Actually, I had a long conversation with a world famous neuroscientist on this topic last year (or maybe it was the year before) working on my favorite cybersecurity project.
We both agreed that the core problem is the move and continued trend by commercial companies, driven-by-profit motives, to debase humans in favor of machines.
The entire push for "AI" is a debasement of humans in a favor or machines, in fact, because machines are cheaper to employ and easier to manage that humans. Humans require more care than machines. Humans are expensive compared to machines. I'm not talking about robotics assembling products like cars and electronics. That is a job well suited for a machine. I'm talking about tasks which require the human mind and the human experience, like editing news, writing reports, creating content, and all the other arts and sciences humans are so good at doing.
This is why Google, Facebook and most of the high-flying tech giants have such high stock prices and are so wealthy and at the same time push fake news, copyright violations, and offensive content to all of us; because they are using machines to do things that machines cannot do well. They do this to increase profit. They hire engineers to write AI which does not work well because they do not want to hire the legions of humans it would take to do the job correctly.
If these high tech, high flying companies would reduce their dependency on "Bad AI" and train and hire legions humans to view, review, edit and filter the content on their networks (like YouTube and Facebook for example) society would benefit because many more humans would have good jobs in tech who are not engineers and scientists; and users would benefit because the amount of "garbage and misinformation" we see flowing on the social and media networks would go down . However the downside is that the profits of these rich, high-flying high-tech giants would go down because they would have a large expense to pay humans to do the good work that humans do as content editors, content creators, reporters, content reviewers, content approvers, etc.

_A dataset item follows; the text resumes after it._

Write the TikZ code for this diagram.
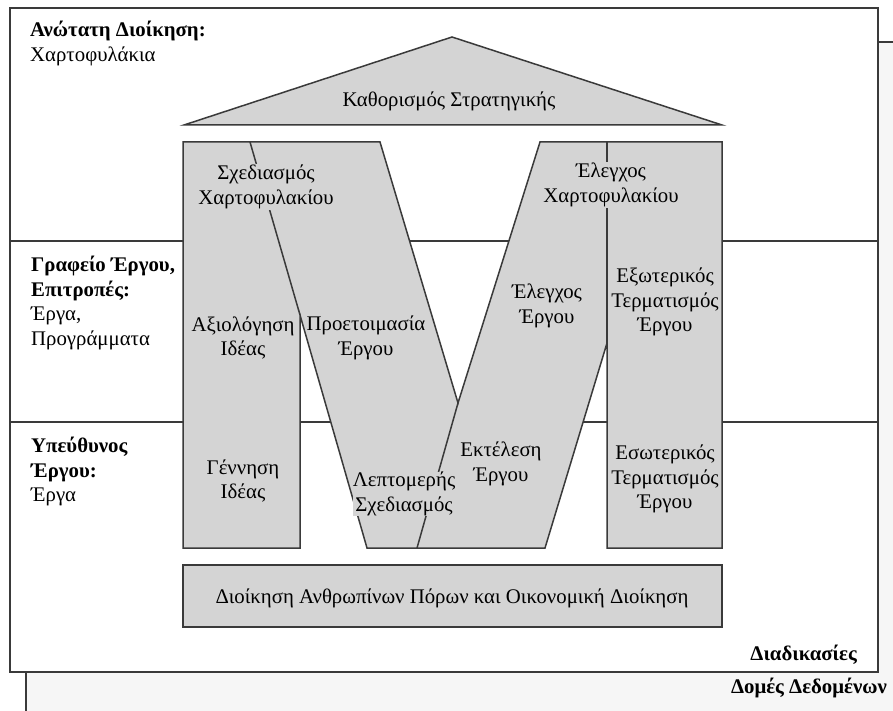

The core problem is this faux promise that "AI" is going to help. and the debasement of humans relative to machines. This is the false promise that all the high tech companies are trying to sell society.... "more AI will help"... but in fact, this is wrong. More AI will not help. More AI is the core problem and it is debasing to humans for high tech companies to tell us "well, we are not going to hire humans to fix the problems because that costs too much, but don't worry, we will get machines to fix the problem"... meanwhile, the world becomes more destabilized, white-color crime is on the rise, cyber disinformation and cybercrime is on the rise, political turmoil is on the rise, disinformation is on the rise.
The core problem is the debasement of humans in favor of machines, driven by profit.
These tech companies are not "bad" or "evil" per se, but there is no doubt that they are driven by profit (greed) and because they are driven by profit, and therefore greed, we are seeing the unintended consequences of that greed on human civilization, as a whole. It's as simple as "cause and effect" but because companies and people permit themselves to be controlled by greed (money, fame, power, material things, etc), this greed creates strong negative consequences on the planet.
In the past, heavy industry polluted the rivers, ocean, sky and the entire planet because of greed. Now, the new tech industries are polluting the information space, human consciousness, memetic spaces, social spaces and indeed, the very fabric of human society, because of greed.
It's really a sad state of human affairs when you think about it!